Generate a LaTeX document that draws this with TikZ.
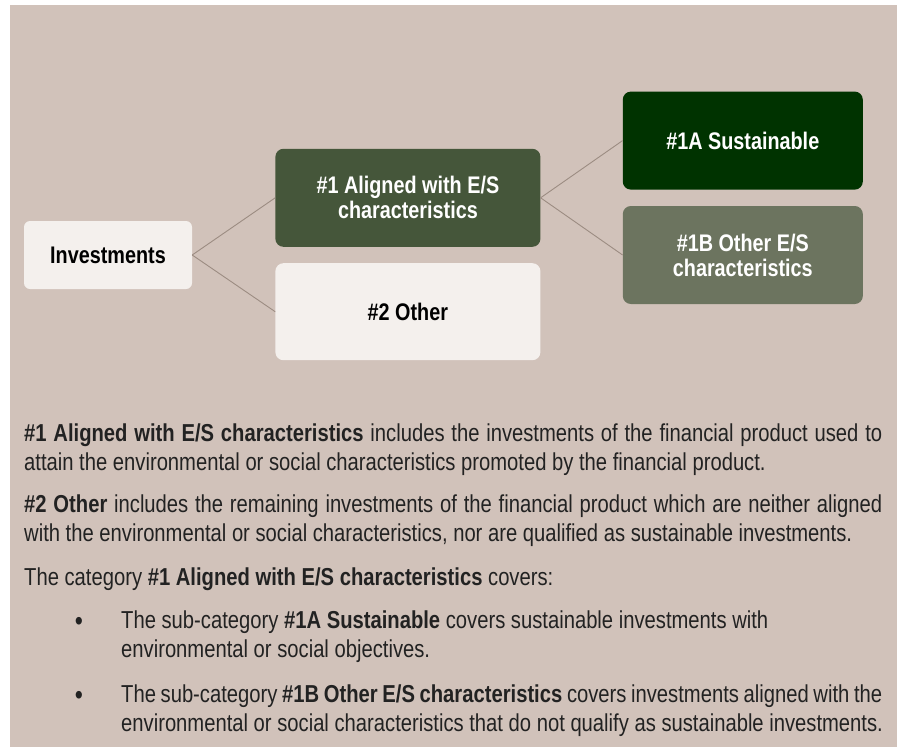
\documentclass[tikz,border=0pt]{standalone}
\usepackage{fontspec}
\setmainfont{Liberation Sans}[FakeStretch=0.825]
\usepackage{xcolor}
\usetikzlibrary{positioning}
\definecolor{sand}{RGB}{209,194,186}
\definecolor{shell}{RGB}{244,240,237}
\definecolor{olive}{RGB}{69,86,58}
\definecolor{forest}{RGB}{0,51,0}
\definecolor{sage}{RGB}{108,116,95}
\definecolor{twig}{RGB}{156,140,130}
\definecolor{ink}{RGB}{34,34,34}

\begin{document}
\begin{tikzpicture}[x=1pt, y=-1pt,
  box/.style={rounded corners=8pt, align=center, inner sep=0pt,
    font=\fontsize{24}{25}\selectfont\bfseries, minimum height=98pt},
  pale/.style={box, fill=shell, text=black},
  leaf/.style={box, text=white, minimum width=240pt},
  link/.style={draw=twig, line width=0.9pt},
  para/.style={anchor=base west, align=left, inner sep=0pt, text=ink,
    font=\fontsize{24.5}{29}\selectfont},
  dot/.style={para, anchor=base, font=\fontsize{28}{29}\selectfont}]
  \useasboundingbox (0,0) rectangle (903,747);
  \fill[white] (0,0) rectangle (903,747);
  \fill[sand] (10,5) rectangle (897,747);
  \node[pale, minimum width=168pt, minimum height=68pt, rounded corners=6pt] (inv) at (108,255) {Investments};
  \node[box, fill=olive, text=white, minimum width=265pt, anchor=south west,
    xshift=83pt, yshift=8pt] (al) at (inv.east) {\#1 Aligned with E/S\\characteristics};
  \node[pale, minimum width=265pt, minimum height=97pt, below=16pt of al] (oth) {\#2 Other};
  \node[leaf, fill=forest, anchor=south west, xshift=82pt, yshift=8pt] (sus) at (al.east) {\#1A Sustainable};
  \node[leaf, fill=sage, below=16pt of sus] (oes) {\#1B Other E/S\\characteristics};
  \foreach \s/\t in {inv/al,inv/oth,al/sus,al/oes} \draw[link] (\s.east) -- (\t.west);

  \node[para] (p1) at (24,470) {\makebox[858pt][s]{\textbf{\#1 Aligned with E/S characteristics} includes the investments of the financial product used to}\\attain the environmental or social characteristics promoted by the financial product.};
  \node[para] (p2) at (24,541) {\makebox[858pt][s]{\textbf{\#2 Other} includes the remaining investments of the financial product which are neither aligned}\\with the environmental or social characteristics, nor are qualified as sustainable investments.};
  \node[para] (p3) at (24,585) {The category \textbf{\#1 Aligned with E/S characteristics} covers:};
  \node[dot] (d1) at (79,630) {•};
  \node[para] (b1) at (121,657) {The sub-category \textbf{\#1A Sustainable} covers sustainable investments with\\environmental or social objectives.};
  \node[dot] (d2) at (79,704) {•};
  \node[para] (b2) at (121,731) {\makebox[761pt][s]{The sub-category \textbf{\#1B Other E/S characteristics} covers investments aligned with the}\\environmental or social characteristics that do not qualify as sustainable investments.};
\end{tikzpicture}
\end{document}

> [PROBLEM REQUIREMENTS]:
Exactly restate the lines from the beginning of the data through the line with "(\s.east) -- (\t.west);", and no others, keeping pictures out.

> [TASK RESULT]:
Generate a LaTeX document that draws this with TikZ.
\documentclass[tikz,border=0pt]{standalone}
\usepackage{fontspec}
\setmainfont{Liberation Sans}[FakeStretch=0.825]
\usepackage{xcolor}
\usetikzlibrary{positioning}
\definecolor{sand}{RGB}{209,194,186}
\definecolor{shell}{RGB}{244,240,237}
\definecolor{olive}{RGB}{69,86,58}
\definecolor{forest}{RGB}{0,51,0}
\definecolor{sage}{RGB}{108,116,95}
\definecolor{twig}{RGB}{156,140,130}
\definecolor{ink}{RGB}{34,34,34}

\begin{document}
\begin{tikzpicture}[x=1pt, y=-1pt,
  box/.style={rounded corners=8pt, align=center, inner sep=0pt,
    font=\fontsize{24}{25}\selectfont\bfseries, minimum height=98pt},
  pale/.style={box, fill=shell, text=black},
  leaf/.style={box, text=white, minimum width=240pt},
  link/.style={draw=twig, line width=0.9pt},
  para/.style={anchor=base west, align=left, inner sep=0pt, text=ink,
    font=\fontsize{24.5}{29}\selectfont},
  dot/.style={para, anchor=base, font=\fontsize{28}{29}\selectfont}]
  \useasboundingbox (0,0) rectangle (903,747);
  \fill[white] (0,0) rectangle (903,747);
  \fill[sand] (10,5) rectangle (897,747);
  \node[pale, minimum width=168pt, minimum height=68pt, rounded corners=6pt] (inv) at (108,255) {Investments};
  \node[box, fill=olive, text=white, minimum width=265pt, anchor=south west,
    xshift=83pt, yshift=8pt] (al) at (inv.east) {\#1 Aligned with E/S\\characteristics};
  \node[pale, minimum width=265pt, minimum height=97pt, below=16pt of al] (oth) {\#2 Other};
  \node[leaf, fill=forest, anchor=south west, xshift=82pt, yshift=8pt] (sus) at (al.east) {\#1A Sustainable};
  \node[leaf, fill=sage, below=16pt of sus] (oes) {\#1B Other E/S\\characteristics};
  \foreach \s/\t in {inv/al,inv/oth,al/sus,al/oes} \draw[link] (\s.east) -- (\t.west);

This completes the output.